**Given task:** Output the lines exactly, from the one where "Rebuild this chart" appears through the one where "plt.rcParams['font.family'] = ['Liberation" appears. Images are left out.
-- BEGIN Records provided --
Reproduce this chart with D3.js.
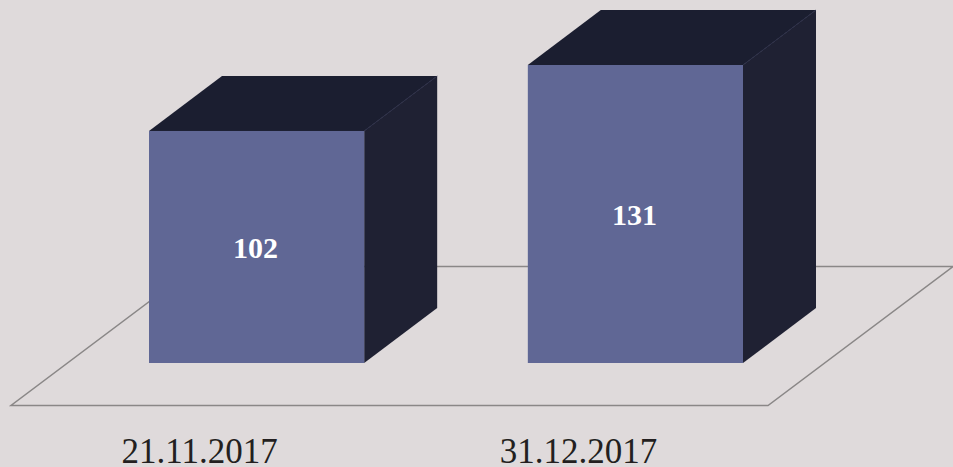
-- END Records provided --
-- BEGIN Records provided --
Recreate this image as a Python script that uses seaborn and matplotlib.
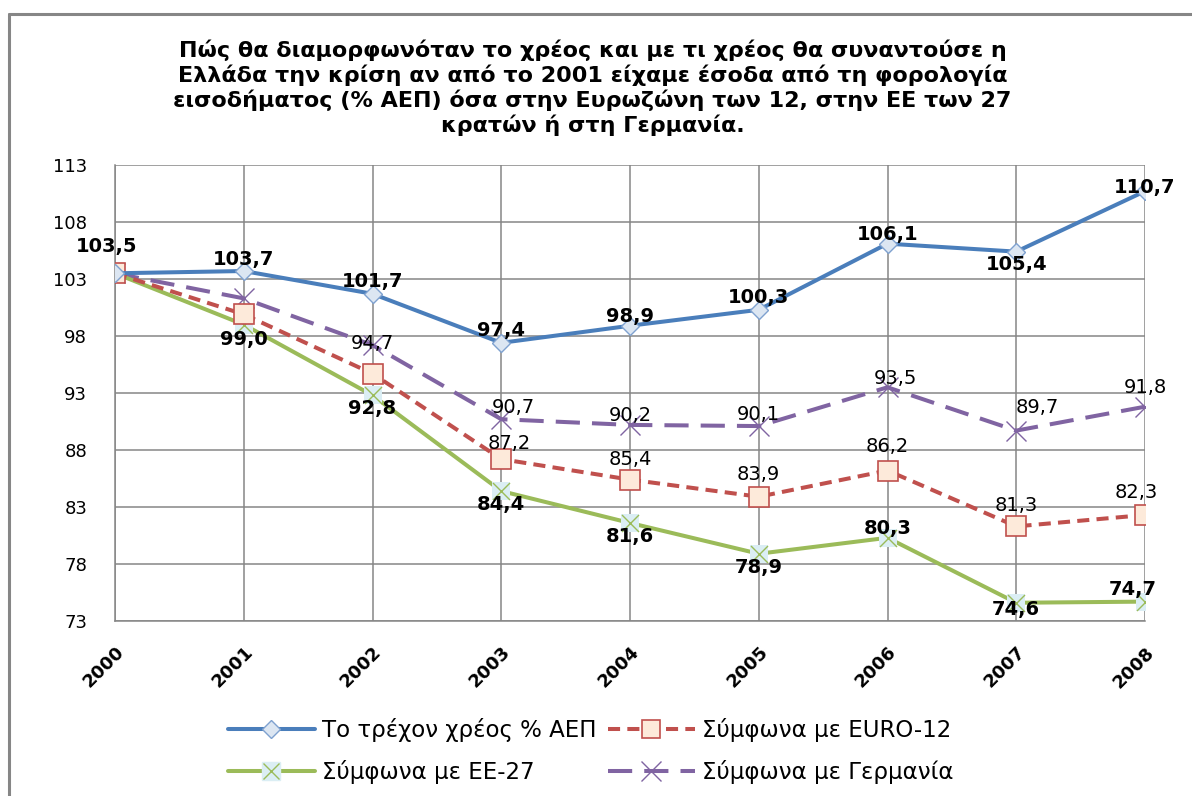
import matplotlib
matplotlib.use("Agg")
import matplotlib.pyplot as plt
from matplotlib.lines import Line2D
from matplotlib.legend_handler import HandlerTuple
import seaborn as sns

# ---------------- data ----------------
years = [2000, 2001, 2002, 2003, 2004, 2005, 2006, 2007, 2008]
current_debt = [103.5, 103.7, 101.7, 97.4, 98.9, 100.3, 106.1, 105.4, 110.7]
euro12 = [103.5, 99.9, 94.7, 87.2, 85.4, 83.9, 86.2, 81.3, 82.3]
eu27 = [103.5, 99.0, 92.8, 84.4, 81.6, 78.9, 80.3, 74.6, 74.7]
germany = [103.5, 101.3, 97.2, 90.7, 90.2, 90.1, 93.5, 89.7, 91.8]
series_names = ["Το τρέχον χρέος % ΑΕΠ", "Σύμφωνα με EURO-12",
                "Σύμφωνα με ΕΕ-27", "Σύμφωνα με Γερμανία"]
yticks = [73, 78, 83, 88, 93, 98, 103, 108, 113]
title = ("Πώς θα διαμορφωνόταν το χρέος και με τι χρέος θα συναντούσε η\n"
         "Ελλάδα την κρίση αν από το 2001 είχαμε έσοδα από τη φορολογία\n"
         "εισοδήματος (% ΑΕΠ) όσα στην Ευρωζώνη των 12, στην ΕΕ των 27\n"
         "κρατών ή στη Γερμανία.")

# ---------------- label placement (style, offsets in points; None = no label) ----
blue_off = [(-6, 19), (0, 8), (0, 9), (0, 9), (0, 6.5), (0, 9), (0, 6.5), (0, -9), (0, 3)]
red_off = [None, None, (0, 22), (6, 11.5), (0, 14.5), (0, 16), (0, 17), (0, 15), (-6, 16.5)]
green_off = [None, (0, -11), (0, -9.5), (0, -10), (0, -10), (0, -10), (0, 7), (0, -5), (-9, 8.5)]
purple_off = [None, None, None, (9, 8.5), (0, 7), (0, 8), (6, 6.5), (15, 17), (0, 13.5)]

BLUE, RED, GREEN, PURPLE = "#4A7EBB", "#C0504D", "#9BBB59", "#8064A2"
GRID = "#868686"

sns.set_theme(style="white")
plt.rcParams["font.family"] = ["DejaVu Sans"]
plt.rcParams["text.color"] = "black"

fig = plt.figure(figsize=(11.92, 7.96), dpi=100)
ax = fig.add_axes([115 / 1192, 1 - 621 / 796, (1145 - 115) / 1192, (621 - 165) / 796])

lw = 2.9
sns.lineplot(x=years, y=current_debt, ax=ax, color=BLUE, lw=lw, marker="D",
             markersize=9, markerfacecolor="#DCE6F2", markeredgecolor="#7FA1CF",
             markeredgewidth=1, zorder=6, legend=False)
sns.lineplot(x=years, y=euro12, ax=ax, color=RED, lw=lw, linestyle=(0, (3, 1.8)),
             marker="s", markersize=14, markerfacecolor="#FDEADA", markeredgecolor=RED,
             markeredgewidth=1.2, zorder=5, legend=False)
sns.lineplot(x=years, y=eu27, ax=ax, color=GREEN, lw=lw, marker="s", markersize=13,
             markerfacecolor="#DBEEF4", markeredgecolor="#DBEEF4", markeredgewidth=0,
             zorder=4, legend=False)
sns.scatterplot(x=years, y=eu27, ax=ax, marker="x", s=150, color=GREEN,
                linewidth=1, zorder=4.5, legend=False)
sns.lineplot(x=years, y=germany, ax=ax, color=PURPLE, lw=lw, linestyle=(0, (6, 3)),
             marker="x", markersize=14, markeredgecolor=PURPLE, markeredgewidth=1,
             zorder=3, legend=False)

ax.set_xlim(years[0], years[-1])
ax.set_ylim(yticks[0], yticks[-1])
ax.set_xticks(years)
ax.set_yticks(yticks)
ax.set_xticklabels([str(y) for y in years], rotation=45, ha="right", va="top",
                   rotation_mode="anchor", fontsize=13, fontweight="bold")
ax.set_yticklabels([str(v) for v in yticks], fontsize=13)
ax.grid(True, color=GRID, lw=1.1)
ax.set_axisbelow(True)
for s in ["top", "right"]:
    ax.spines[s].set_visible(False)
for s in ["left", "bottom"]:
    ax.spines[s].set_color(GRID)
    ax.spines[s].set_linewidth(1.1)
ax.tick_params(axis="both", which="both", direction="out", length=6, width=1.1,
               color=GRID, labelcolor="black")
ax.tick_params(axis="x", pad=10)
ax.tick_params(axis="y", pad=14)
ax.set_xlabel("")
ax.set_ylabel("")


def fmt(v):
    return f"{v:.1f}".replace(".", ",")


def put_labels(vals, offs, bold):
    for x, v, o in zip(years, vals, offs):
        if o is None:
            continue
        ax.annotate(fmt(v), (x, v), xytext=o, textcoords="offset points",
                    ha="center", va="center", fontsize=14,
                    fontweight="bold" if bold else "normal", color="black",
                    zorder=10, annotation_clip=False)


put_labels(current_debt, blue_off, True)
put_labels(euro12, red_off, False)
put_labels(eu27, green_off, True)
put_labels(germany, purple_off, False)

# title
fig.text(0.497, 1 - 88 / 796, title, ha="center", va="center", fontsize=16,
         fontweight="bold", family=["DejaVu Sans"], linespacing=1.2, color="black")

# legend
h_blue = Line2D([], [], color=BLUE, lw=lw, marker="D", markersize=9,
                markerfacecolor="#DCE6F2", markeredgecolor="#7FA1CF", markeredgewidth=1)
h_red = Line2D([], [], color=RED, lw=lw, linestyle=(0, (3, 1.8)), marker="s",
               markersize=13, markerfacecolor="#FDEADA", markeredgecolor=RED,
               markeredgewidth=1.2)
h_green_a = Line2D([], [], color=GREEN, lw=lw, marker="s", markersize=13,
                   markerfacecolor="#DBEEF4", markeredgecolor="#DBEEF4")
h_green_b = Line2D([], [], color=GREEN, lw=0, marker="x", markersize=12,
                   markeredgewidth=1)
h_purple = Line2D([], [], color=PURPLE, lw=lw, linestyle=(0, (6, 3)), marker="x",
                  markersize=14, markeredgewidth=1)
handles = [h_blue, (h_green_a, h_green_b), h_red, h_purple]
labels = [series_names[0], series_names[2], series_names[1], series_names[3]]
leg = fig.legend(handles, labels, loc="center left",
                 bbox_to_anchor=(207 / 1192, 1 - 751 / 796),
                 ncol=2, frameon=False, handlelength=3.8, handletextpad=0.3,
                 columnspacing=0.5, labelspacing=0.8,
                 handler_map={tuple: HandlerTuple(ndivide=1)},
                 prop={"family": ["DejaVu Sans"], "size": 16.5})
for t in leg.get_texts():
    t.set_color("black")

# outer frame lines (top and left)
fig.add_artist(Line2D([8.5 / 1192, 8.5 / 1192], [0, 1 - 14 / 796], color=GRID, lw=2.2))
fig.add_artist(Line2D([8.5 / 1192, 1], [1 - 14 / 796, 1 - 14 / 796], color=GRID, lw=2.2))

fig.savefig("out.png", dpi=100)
-- END Records provided --
-- BEGIN Records provided --
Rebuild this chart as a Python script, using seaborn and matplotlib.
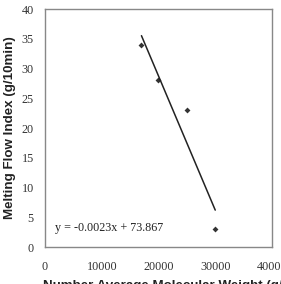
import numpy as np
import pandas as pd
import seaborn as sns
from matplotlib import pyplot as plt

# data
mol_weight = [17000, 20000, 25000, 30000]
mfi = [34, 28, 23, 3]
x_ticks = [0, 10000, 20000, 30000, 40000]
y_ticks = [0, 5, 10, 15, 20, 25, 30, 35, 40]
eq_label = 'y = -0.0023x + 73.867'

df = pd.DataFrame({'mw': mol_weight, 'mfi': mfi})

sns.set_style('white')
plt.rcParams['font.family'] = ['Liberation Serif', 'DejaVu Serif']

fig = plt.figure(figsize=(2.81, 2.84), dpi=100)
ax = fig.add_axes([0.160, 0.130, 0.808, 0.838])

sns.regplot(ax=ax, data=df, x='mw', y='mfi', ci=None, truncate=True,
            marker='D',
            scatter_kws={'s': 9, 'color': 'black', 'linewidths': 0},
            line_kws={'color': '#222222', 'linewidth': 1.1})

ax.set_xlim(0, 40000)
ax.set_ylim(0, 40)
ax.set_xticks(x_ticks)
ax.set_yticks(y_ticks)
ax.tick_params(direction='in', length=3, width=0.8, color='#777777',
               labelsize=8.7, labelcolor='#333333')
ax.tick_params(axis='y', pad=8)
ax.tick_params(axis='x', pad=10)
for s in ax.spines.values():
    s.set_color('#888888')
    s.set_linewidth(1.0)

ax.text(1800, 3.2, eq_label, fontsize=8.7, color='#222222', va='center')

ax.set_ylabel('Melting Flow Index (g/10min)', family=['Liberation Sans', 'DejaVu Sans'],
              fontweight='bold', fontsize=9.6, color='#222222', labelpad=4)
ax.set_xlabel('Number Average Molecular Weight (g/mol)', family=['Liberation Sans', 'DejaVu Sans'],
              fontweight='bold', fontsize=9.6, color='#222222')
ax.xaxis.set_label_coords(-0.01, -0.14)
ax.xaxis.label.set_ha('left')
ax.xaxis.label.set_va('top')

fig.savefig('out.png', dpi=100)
-- END Records provided --
**Solution for this exercise:**
Rebuild this chart as a Python script, using seaborn and matplotlib.
import numpy as np
import pandas as pd
import seaborn as sns
from matplotlib import pyplot as plt

# data
mol_weight = [17000, 20000, 25000, 30000]
mfi = [34, 28, 23, 3]
x_ticks = [0, 10000, 20000, 30000, 40000]
y_ticks = [0, 5, 10, 15, 20, 25, 30, 35, 40]
eq_label = 'y = -0.0023x + 73.867'

df = pd.DataFrame({'mw': mol_weight, 'mfi': mfi})

sns.set_style('white')
plt.rcParams['font.family'] = ['Liberation Serif', 'DejaVu Serif']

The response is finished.